I could fairly say I do believe in God. But I was not sure whether I believe in Jesus. For me, Jesus was just a good very very good person or maybe god. It was kind of someone who is really really respectable. I did not mean Jesus was not a god but seriously I did not know a thing on Jesus. I needed a help and really so many people helped me.

My beloved community group members and other redeemer guys. They answered my some stupid questions. Remember that I talked to Kyle and Aaron. My new year’s resolution was to get closer to God. As one of the ways, I started to read Bible. Jason, Peter, and Joe helped me. And I had some connections some members in

Jesus Love Korean Church. I did not a member of the church but pastors and other members also invited me to their bible study and answer my questions. And pray for me.

All experience I had been through deeply touched me. I felt God brought people like you guys around me. I would not be here without you guys. I know my family pray for me. I know my community group prays for me. I know my bible study group prays for me. And now I want to pray for them.

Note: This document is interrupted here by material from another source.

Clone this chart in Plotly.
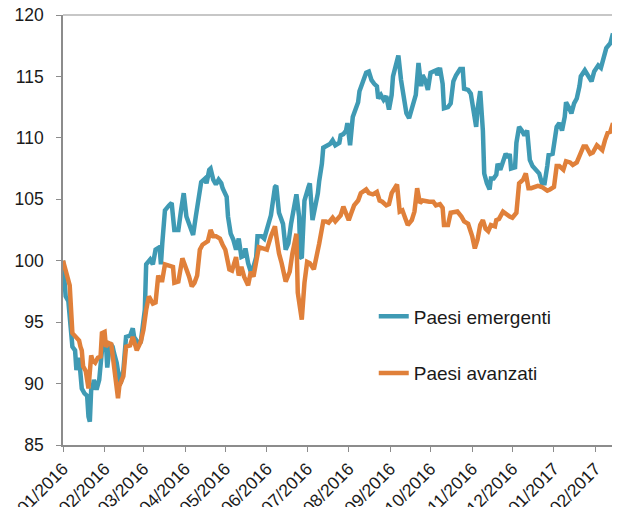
import pandas as pd
import plotly.graph_objects as go

start = pd.Timestamp("2016-01-01")

# days since 01/01/2016 and index level (base 100)
days_em = [0, 2, 4, 6, 7, 9, 10, 12, 13, 14,
           16, 18, 19, 20, 21, 22, 23, 25, 27, 28,
           30, 32, 33, 35, 37, 38, 40, 42, 43, 45,
           47, 50, 52, 53, 56, 58, 61, 62, 65, 67,
           69, 72, 73, 74, 76, 79, 81, 83, 86, 88,
           90, 92, 94, 96, 97, 99, 101, 103, 106, 107,
           109, 110, 112, 114, 116, 118, 119, 122, 123, 125,
           127, 129, 131, 133, 135, 136, 138, 140, 142, 144,
           145, 148, 150, 153, 155, 158, 159, 161, 164, 166,
           168, 170, 174, 176, 177, 178, 180, 183, 184, 186,
           188, 190, 191, 193, 194, 197, 199, 201, 203, 206,
           207, 209, 211, 212, 213, 214, 216, 218, 220, 221,
           223, 226, 228, 230, 232, 234, 235, 237, 239, 241,
           243, 245, 246, 249, 250, 252, 254, 256, 258, 260,
           263, 265, 266, 267, 268, 270, 272, 274, 276, 278,
           279, 281, 283, 284, 287, 289, 291, 293, 296, 298,
           299, 302, 304, 306, 308, 309, 311, 313, 314, 316,
           318, 319, 321, 323, 324, 326, 328, 330, 332, 333,
           334, 337, 338, 340, 342, 344, 346, 347, 348, 350,
           353, 355, 357, 359, 361, 362, 365, 366, 368, 370,
           372, 374, 375, 377, 379, 381, 383, 385, 386, 389,
           391, 394, 396, 399, 401, 403, 405, 408, 410]
emergenti = [100.0, 97.1, 96.7, 93.3, 93.0, 92.7, 91.1, 92.1, 91.1, 89.6,
             89.2, 89.0, 87.3, 86.9, 89.5, 89.6, 90.3, 89.5, 90.3, 91.3,
             93.8, 93.3, 91.3, 93.3, 93.0, 92.5, 91.7, 90.3, 90.0, 91.1,
             93.8, 93.9, 94.5, 93.8, 93.3, 93.4, 96.0, 99.7, 100.1, 99.7,
             100.9, 101.1, 99.7, 101.4, 104.1, 104.5, 104.7, 102.5, 102.5, 104.1,
             105.5, 103.6, 103.0, 102.3, 102.1, 103.6, 104.9, 106.4, 106.7, 106.3,
             107.4, 107.5, 106.6, 106.2, 106.6, 106.3, 105.9, 105.2, 103.6, 102.2,
             101.7, 100.9, 101.8, 100.3, 100.4, 101.0, 99.8, 99.1, 99.5, 100.3,
             102.0, 102.0, 101.8, 103.0, 103.7, 106.0, 106.1, 103.9, 103.0, 100.9,
             101.4, 103.0, 105.4, 103.6, 100.3, 100.2, 104.9, 106.0, 106.3, 103.3,
             104.3, 105.5, 106.5, 107.9, 109.2, 109.4, 109.5, 109.8, 109.4, 109.6,
             110.2, 110.3, 110.6, 111.2, 110.3, 109.4, 111.7, 112.3, 112.9, 113.8,
             114.4, 115.3, 115.4, 114.7, 114.4, 114.2, 113.2, 113.5, 113.1, 113.4,
             112.3, 113.5, 115.0, 116.6, 116.7, 114.7, 113.1, 112.0, 111.6, 112.5,
             113.5, 116.1, 115.3, 114.2, 115.1, 114.7, 113.9, 115.3, 115.4, 115.5,
             115.1, 115.7, 114.4, 112.4, 112.5, 112.8, 114.6, 115.1, 115.6, 115.6,
             114.0, 113.9, 113.6, 112.3, 110.9, 112.3, 113.8, 110.6, 107.1, 106.3,
             105.8, 106.7, 106.7, 107.0, 107.9, 107.4, 108.2, 108.7, 108.4, 108.7,
             107.5, 107.6, 109.6, 110.9, 110.6, 110.2, 110.6, 109.3, 108.2, 107.7,
             107.3, 107.1, 106.3, 106.3, 107.7, 108.6, 108.7, 109.3, 110.9, 111.2,
             110.6, 111.7, 112.9, 112.5, 112.0, 112.8, 113.2, 114.2, 115.0, 115.5,
             115.2, 114.6, 115.4, 115.9, 115.7, 116.5, 117.3, 117.7, 118.5]

days_av = [0, 4, 5, 7, 10, 12, 13, 14, 15, 17,
           19, 21, 22, 24, 26, 28, 29, 31, 32, 34,
           36, 37, 39, 41, 42, 45, 47, 50, 52, 55,
           58, 60, 62, 64, 67, 69, 71, 72, 74, 76,
           79, 82, 83, 86, 89, 92, 94, 96, 98, 100,
           102, 104, 108, 110, 112, 114, 117, 119, 121, 124,
           126, 129, 131, 133, 135, 138, 140, 142, 144, 146,
           149, 152, 155, 158, 159, 161, 163, 166, 169, 171,
           174, 175, 178, 180, 182, 184, 187, 189, 191, 194,
           196, 198, 201, 203, 206, 207, 209, 211, 213, 215,
           217, 220, 222, 226, 228, 231, 234, 236, 238, 241,
           243, 245, 247, 249, 251, 253, 255, 257, 260, 262,
           264, 266, 268, 271, 273, 276, 278, 281, 283, 284,
           287, 289, 292, 294, 297, 299, 302, 305, 307, 309,
           311, 313, 315, 317, 319, 322, 323, 325, 328, 330,
           333, 335, 338, 340, 343, 345, 347, 349, 352, 354,
           357, 359, 361, 363, 366, 368, 370, 373, 375, 378,
           380, 383, 385, 388, 390, 393, 395, 398, 400, 402,
           404, 406, 408, 410]
avanzati = [100.0, 98.2, 98.0, 94.1, 93.7, 93.5, 93.0, 92.7, 91.4, 91.0,
            89.6, 92.3, 91.9, 91.7, 92.1, 92.2, 94.1, 94.2, 93.0, 93.3,
            93.2, 92.2, 90.6, 88.8, 89.8, 90.6, 93.0, 93.1, 93.8, 92.7,
            93.4, 94.4, 96.0, 97.1, 96.5, 96.6, 98.8, 98.4, 98.4, 99.7,
            99.6, 99.5, 98.2, 98.3, 100.2, 99.4, 98.7, 97.9, 98.2, 98.8,
            100.9, 101.3, 101.6, 102.5, 102.0, 102.0, 101.8, 101.3, 100.9, 99.3,
            99.2, 100.3, 98.8, 99.5, 98.7, 98.0, 99.1, 98.7, 100.1, 101.1,
            101.0, 100.9, 102.0, 102.8, 102.0, 100.6, 99.8, 98.3, 99.1, 100.6,
            102.2, 97.4, 95.2, 98.2, 99.9, 99.8, 99.3, 100.6, 101.4, 103.2,
            103.2, 103.1, 103.5, 103.2, 103.5, 103.7, 104.4, 103.7, 103.3, 103.9,
            104.5, 104.9, 105.5, 105.8, 105.5, 105.4, 105.6, 104.9, 104.8, 104.5,
            104.6, 105.5, 105.8, 106.2, 104.0, 104.1, 103.5, 102.9, 103.3, 104.0,
            105.9, 104.7, 104.9, 104.8, 104.8, 104.8, 104.5, 104.6, 104.3, 102.9,
            102.9, 103.9, 104.0, 104.0, 103.6, 103.2, 103.0, 102.0, 101.0, 101.7,
            102.9, 103.3, 102.6, 102.4, 102.9, 102.8, 103.3, 103.4, 104.0, 103.8,
            103.6, 103.5, 103.9, 106.3, 106.6, 107.1, 105.9, 105.9, 106.0, 106.1,
            106.0, 105.8, 105.7, 105.8, 106.0, 107.7, 107.7, 107.4, 108.1, 108.0,
            107.8, 108.0, 108.5, 109.3, 109.3, 108.7, 108.8, 109.4, 109.2, 109.0,
            109.8, 110.4, 110.5, 111.2]

dates_em = start + pd.to_timedelta(days_em, unit="D")
dates_av = start + pd.to_timedelta(days_av, unit="D")

blue = "#3f9ab4"
orange = "#e0803a"
grey = "#8c8c8c"
light_grey = "#b5b5b5"

fig = go.Figure()
fig.add_trace(go.Scatter(x=dates_em, y=emergenti, mode="lines", name="Paesi emergenti",
                         legendgroup="em", line=dict(color=blue, width=4.5)))
fig.add_trace(go.Scatter(x=dates_av, y=avanzati, mode="lines", name="Paesi avanzati",
                         legendgroup="av", line=dict(color=orange, width=4.5)))

# frame on top and right side, lighter than the axes
fig.add_shape(type="line", xref="paper", yref="paper", x0=0, x1=1, y0=1, y1=1,
              line=dict(color=light_grey, width=1.5))
fig.add_shape(type="line", xref="paper", yref="paper", x0=1, x1=1, y0=0, y1=1,
              line=dict(color=light_grey, width=1.5))

# the page body adds 8px on the top/left, margins compensate for it
fig.update_layout(
    width=620, height=507,
    margin=dict(l=55, r=15, t=7, b=70),
    plot_bgcolor="white", paper_bgcolor="white",
    font=dict(family="Liberation Sans, Arial, sans-serif", size=17.5, color="#1a1a1a"),
    legend=dict(x=0.565, y=0.343, xanchor="left", yanchor="top",
                bgcolor="rgba(0,0,0,0)", traceorder="grouped", tracegroupgap=29,
                font=dict(size=19)),
)
fig.update_xaxes(
    type="date", range=["2016-01-01", "2017-02-14"],
    tick0="2016-01-01", dtick="M1", tickformat="%m/%Y", tickangle=-45,
    ticks="outside", ticklen=5, tickcolor=grey, showgrid=False,
    showline=True, linecolor=grey, linewidth=1.5, automargin=False,
    ticklabeloverflow="allow",
)
fig.update_yaxes(
    range=[85, 120], dtick=5,
    ticks="outside", ticklen=5, tickcolor=grey, showgrid=False, zeroline=False,
    showline=True, linecolor=grey, linewidth=1.5, automargin=False,
    ticklabelstandoff=9, ticklabeloverflow="allow",
)

fig.write_html("out.html")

I am graduating this May, and tomorrow I will make a decision where I go. I am a little bit worried and excited. Now I pray all of you also people around where I will go. I realize church is really important. I hope I could meet people exactly like you. Since I am in elementary stage, I will need a lot of help.

However, there is a more important thing upon me. I want to talk my all experience what I had. There are so many people who are obsessed with something like study or career goal. There are so many people who think church is secondary. There are so many people who think spending on church matter is waste of time. I want to talk my story to them.

So this baptism matters me a lot. It is kind of promise with God and myself. I want to show this to you guys. I will never forget this moment and what I now say. I do not think now I am finished. I think this is a new start. My life with God. I am totally excited. Thanks for listening to my story and I will pray for you guys.”